_WHAT IS NEEDED_: Your output must be the lines below from the line containing "Write the D3.js code for this chart." to the line containing "const currentPrice = 1.07802;", both lines included, reproduced exactly and without pictures.

_SUPPLIED RECORDS_:
★ ★ ★ ★
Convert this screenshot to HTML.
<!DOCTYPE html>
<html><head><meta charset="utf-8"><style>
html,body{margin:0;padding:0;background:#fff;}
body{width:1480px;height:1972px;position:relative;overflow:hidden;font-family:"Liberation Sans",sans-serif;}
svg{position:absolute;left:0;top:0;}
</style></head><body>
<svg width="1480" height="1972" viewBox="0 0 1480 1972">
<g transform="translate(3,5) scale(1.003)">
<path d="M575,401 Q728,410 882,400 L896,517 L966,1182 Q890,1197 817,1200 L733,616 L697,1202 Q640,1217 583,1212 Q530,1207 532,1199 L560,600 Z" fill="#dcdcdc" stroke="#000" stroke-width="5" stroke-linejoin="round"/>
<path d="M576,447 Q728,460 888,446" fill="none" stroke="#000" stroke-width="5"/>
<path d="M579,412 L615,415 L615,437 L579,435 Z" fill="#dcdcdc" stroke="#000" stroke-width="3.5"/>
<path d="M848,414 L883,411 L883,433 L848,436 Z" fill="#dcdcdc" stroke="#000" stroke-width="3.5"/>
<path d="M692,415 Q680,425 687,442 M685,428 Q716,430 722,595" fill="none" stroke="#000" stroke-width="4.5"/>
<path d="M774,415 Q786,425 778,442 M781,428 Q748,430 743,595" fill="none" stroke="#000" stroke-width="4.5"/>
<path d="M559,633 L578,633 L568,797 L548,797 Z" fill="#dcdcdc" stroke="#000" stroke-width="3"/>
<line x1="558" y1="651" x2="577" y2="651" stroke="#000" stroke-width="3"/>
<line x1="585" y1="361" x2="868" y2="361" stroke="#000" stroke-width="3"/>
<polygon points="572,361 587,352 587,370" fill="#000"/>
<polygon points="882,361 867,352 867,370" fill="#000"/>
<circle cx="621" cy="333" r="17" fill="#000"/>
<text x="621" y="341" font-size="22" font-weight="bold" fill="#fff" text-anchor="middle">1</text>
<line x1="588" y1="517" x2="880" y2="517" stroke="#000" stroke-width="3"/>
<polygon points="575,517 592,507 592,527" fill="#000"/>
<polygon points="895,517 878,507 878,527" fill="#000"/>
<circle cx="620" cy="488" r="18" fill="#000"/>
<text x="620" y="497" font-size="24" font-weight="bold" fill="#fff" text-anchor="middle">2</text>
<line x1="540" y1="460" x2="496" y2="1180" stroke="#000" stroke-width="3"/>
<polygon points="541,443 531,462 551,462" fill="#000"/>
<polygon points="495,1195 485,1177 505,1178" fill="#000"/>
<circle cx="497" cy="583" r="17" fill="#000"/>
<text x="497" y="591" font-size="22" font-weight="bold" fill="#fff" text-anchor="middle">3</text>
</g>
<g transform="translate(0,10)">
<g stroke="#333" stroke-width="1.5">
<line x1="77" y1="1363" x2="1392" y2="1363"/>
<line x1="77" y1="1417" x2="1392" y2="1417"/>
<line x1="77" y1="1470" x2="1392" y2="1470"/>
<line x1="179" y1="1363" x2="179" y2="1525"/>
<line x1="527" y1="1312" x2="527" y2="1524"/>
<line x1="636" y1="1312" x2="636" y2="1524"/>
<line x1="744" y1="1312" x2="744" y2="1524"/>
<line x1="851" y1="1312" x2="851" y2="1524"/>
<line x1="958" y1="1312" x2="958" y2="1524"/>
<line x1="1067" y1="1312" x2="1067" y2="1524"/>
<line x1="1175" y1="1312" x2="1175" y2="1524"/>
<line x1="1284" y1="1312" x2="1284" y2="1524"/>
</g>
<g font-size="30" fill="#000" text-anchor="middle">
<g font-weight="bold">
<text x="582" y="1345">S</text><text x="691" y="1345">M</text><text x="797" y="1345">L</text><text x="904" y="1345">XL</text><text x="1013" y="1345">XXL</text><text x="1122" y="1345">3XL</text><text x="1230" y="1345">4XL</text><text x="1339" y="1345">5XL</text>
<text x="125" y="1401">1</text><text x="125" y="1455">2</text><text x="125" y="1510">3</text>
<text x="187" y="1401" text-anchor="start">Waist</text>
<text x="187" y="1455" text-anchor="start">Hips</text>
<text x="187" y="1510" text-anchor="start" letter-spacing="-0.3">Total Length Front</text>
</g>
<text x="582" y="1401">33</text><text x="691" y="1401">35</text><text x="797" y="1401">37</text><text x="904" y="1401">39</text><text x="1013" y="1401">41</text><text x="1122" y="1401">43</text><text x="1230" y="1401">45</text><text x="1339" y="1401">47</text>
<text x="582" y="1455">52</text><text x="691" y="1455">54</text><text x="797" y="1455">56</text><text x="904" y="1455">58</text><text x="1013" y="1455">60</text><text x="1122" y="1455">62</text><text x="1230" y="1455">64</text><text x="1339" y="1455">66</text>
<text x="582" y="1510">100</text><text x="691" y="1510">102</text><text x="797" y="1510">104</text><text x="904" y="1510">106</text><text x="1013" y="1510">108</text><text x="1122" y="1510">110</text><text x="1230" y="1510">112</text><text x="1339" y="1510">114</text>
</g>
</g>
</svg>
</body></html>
★ ★ ★ ★
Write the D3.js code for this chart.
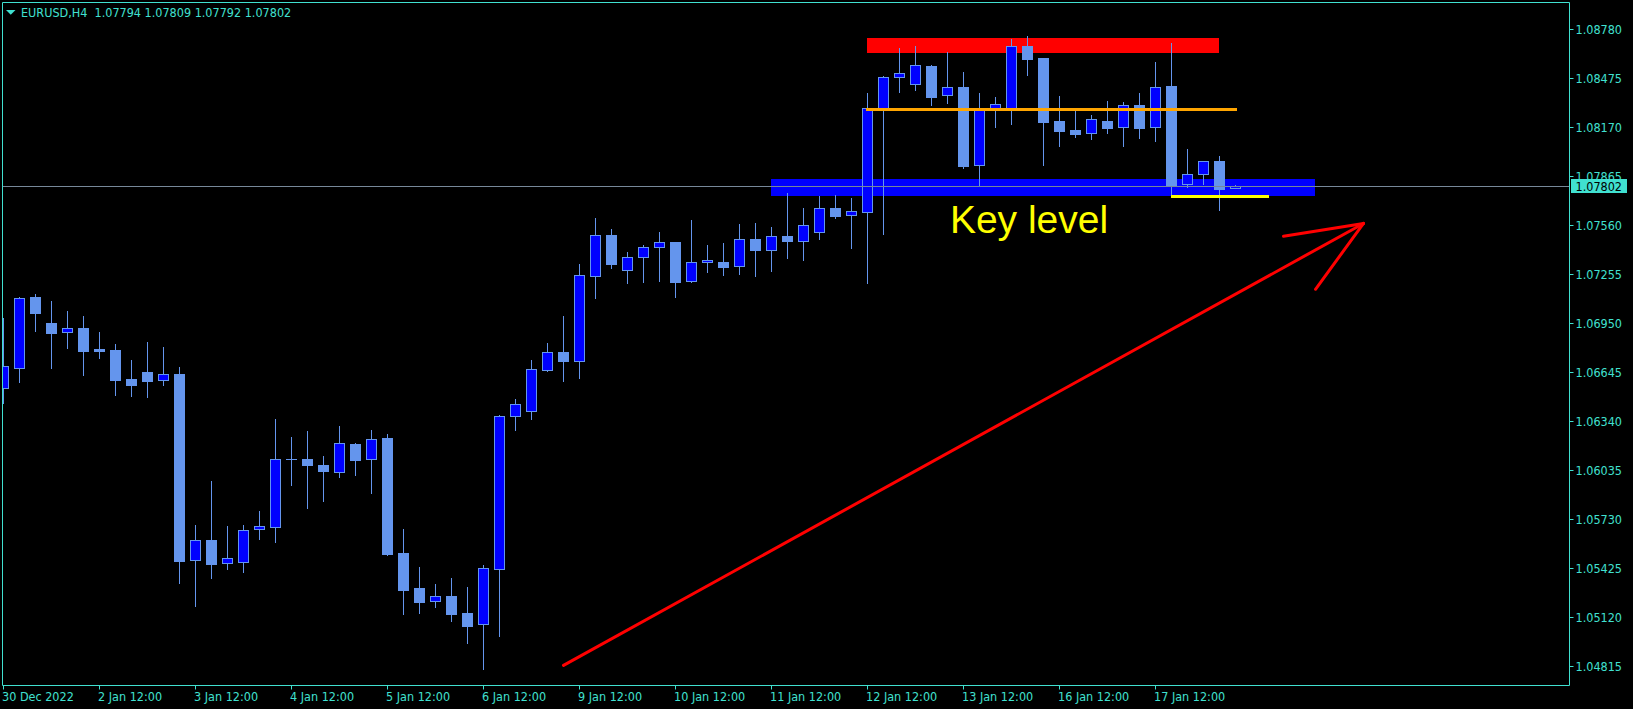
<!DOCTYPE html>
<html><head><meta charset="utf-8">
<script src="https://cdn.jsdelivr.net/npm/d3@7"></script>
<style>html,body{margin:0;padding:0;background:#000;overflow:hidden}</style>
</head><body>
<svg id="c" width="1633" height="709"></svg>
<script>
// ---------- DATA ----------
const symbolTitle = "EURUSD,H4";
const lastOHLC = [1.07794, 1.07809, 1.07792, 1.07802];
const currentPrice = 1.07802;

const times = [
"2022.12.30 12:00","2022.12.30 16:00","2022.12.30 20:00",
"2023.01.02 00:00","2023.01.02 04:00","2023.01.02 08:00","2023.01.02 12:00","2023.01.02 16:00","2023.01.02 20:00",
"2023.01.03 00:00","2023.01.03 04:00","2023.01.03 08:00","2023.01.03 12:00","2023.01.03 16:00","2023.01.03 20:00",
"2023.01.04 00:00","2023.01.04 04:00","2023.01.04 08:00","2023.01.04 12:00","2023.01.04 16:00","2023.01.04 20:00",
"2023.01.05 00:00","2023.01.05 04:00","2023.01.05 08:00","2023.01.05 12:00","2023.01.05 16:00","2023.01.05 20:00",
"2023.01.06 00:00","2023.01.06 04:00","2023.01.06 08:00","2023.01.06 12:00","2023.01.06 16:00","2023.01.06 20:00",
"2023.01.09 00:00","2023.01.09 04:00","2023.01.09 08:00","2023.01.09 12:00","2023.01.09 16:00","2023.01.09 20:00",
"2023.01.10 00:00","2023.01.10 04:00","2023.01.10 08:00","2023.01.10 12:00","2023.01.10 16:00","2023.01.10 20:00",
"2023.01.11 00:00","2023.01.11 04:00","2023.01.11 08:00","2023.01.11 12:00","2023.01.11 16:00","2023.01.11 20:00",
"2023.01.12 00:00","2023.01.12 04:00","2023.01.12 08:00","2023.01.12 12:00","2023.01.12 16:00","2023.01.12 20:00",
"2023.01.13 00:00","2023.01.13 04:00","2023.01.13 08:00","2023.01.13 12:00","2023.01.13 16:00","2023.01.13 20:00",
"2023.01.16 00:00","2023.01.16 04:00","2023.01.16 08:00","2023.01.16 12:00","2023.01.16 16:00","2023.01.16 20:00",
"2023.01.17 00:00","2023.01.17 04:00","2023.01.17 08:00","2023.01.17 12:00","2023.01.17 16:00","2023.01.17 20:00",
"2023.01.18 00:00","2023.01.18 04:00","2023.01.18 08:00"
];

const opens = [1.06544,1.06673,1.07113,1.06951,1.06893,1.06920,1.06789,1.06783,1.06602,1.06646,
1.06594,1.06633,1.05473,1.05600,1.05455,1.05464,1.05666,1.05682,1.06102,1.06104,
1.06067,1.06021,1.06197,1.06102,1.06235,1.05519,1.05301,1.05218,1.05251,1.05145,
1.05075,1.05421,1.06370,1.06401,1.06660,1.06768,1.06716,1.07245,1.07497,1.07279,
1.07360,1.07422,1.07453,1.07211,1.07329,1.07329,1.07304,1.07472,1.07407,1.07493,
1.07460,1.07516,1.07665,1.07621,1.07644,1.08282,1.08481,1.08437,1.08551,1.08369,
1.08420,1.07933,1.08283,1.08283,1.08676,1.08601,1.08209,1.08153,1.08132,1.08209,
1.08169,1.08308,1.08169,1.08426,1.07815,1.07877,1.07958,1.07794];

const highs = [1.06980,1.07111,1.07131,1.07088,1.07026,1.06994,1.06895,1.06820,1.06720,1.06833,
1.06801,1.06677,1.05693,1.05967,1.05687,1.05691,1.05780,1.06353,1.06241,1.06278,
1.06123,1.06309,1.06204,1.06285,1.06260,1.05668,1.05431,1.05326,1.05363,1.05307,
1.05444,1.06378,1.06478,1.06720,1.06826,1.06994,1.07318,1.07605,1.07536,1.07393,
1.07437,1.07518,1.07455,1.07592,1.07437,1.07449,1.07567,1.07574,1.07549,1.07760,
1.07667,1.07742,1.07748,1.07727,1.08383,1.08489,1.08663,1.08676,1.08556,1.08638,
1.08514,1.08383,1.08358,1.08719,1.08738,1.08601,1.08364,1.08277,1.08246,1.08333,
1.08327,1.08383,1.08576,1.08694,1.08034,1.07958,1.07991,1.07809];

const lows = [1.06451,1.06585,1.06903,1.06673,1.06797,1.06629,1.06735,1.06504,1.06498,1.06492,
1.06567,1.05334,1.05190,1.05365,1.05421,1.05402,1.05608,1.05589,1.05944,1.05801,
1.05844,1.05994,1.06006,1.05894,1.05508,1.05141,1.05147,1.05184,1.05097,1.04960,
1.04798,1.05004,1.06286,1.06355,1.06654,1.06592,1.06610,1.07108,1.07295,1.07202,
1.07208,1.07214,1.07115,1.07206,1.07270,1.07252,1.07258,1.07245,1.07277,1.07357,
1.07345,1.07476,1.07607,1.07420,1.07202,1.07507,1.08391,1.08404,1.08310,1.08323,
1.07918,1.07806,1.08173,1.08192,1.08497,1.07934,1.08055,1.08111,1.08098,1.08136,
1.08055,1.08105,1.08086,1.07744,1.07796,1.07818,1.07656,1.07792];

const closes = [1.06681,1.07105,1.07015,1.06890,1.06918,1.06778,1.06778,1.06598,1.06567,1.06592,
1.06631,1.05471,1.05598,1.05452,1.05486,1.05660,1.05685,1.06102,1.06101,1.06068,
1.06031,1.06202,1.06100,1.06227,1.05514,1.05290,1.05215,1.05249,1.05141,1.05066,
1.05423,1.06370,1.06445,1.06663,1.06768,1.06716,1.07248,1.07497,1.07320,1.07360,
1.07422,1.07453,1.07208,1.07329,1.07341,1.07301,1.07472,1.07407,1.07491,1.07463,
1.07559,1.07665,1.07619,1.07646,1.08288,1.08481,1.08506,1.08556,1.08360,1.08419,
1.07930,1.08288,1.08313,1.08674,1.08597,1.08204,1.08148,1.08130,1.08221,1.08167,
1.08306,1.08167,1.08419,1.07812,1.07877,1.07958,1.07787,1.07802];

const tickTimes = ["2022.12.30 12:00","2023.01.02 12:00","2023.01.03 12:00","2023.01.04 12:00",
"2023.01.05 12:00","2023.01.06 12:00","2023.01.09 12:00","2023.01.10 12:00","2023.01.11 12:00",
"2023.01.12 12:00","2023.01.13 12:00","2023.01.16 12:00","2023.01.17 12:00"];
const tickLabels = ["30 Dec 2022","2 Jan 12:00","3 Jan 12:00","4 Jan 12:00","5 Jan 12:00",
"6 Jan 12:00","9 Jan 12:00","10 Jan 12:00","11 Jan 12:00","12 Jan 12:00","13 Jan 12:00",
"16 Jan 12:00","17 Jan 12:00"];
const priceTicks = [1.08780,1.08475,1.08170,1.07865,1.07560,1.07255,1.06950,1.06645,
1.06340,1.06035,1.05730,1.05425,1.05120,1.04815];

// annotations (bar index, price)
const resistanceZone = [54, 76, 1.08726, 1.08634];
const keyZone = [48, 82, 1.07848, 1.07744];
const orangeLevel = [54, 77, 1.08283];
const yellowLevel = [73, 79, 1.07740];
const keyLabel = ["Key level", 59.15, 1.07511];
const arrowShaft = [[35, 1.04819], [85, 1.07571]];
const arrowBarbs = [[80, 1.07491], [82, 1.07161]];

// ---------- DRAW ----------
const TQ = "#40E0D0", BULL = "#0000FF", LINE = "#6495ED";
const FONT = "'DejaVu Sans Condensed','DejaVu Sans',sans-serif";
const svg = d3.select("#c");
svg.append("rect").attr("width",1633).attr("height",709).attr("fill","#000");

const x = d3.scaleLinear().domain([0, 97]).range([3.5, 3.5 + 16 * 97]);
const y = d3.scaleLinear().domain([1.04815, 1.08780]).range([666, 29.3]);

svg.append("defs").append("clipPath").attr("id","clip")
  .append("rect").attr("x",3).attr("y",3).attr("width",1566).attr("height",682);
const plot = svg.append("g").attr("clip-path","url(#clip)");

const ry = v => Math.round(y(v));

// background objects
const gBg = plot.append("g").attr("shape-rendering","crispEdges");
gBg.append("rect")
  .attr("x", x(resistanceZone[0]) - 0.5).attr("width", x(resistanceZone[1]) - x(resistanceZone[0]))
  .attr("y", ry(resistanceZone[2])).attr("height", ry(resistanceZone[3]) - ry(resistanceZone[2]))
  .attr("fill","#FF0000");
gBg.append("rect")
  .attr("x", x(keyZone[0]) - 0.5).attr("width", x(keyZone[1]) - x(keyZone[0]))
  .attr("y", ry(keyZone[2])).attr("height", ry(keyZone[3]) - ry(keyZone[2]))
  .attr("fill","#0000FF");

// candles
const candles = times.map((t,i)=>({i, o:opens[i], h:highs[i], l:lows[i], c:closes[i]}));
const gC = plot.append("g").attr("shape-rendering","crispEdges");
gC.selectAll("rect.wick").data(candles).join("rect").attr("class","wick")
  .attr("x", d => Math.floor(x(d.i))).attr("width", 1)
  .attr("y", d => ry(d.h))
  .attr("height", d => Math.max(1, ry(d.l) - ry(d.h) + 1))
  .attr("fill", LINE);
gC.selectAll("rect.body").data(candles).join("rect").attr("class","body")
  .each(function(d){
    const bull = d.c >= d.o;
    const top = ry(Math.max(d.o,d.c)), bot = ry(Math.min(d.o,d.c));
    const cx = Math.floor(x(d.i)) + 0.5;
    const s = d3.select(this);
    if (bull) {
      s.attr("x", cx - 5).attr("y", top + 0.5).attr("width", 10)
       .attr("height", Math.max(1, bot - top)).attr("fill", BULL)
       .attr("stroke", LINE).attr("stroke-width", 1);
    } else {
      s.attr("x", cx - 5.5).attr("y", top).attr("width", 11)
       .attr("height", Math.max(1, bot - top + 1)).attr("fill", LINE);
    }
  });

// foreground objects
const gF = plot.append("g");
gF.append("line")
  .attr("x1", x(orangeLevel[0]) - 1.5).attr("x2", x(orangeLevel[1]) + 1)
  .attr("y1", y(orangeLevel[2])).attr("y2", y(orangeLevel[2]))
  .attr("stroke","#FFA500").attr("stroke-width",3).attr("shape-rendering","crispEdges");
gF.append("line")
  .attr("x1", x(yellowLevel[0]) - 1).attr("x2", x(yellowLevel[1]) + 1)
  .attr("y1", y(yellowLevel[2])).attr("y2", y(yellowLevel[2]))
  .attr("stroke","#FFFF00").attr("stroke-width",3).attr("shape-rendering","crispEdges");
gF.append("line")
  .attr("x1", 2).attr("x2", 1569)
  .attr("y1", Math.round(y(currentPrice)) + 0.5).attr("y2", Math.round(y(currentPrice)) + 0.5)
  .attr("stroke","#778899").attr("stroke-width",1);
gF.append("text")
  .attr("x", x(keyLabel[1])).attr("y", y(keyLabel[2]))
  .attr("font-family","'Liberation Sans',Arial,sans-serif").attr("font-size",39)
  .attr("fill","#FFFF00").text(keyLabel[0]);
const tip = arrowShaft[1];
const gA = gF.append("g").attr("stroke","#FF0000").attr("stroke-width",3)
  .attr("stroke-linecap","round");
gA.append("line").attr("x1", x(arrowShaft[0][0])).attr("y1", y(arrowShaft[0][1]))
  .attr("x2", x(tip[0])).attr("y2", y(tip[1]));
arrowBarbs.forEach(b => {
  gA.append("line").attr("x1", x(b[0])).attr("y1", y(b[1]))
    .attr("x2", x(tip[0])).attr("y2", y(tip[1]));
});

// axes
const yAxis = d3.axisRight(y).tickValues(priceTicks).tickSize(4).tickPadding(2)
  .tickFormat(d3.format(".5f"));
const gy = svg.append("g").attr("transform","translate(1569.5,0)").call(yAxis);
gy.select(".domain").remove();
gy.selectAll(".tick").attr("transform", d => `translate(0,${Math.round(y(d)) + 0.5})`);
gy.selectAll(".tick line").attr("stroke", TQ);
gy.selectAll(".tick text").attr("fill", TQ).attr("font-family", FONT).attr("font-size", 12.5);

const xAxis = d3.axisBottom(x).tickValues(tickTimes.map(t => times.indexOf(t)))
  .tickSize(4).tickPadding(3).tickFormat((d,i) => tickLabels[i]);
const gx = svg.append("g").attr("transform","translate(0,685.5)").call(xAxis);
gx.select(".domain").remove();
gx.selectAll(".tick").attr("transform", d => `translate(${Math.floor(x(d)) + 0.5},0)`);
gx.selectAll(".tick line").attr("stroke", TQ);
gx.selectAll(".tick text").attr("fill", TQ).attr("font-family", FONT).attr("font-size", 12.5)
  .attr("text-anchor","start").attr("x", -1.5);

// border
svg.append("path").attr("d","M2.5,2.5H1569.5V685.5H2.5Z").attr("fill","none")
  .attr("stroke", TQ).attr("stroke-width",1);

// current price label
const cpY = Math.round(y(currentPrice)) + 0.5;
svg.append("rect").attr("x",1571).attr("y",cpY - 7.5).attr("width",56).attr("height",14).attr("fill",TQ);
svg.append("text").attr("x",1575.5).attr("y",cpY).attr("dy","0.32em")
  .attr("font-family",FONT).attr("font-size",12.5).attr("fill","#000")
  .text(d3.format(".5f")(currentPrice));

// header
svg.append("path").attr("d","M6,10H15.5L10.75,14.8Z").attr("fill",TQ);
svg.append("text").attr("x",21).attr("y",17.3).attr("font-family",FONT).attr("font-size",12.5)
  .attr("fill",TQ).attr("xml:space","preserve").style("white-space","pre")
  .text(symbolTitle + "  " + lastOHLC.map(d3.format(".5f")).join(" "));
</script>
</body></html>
★ ★ ★ ★
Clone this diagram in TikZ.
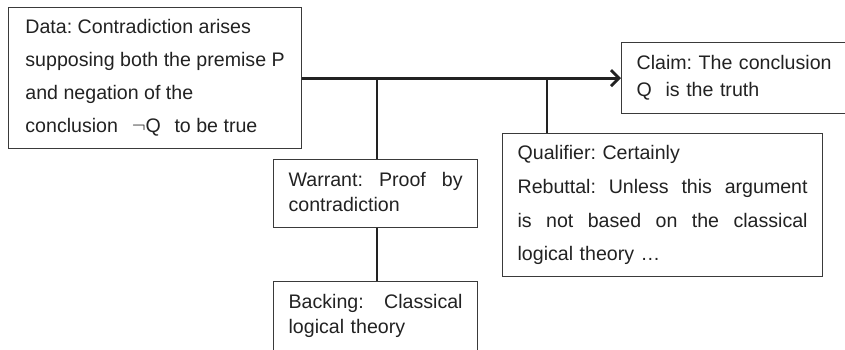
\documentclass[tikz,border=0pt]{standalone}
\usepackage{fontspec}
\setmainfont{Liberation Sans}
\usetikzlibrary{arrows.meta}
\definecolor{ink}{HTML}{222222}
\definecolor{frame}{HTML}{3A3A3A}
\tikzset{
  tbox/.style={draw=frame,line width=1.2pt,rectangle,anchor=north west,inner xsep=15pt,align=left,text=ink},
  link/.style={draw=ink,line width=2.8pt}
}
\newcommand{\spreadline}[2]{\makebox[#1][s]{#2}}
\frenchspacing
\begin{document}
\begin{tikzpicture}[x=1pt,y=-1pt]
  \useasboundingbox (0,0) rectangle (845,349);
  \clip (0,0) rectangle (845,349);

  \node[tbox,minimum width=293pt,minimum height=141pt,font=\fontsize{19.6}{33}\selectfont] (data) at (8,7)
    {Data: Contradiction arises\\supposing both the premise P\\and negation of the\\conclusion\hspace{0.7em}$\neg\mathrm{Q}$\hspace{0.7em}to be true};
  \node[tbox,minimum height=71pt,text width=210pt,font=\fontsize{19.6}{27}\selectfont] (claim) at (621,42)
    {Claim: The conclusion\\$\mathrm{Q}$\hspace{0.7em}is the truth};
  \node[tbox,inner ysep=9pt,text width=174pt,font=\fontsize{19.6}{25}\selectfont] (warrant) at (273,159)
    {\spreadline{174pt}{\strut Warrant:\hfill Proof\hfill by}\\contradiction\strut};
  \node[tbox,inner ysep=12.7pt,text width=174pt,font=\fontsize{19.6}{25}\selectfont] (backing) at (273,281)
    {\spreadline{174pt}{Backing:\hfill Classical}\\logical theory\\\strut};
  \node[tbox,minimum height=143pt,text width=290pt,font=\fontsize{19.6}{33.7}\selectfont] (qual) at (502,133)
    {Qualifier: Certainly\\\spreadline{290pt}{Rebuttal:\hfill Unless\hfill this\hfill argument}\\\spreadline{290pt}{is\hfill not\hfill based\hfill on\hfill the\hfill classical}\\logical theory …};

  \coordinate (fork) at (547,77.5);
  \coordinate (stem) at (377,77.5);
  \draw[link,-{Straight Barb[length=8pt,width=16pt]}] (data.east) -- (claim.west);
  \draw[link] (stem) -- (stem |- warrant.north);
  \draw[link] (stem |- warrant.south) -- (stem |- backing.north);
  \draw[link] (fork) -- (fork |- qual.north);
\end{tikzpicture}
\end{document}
★ ★ ★ ★
_SOLUTION_:
Write the D3.js code for this chart.
<!DOCTYPE html>
<html><head><meta charset="utf-8">
<script src="https://cdn.jsdelivr.net/npm/d3@7"></script>
<style>html,body{margin:0;padding:0;background:#000;overflow:hidden}</style>
</head><body>
<svg id="c" width="1633" height="709"></svg>
<script>
// ---------- DATA ----------
const symbolTitle = "EURUSD,H4";
const lastOHLC = [1.07794, 1.07809, 1.07792, 1.07802];
const currentPrice = 1.07802;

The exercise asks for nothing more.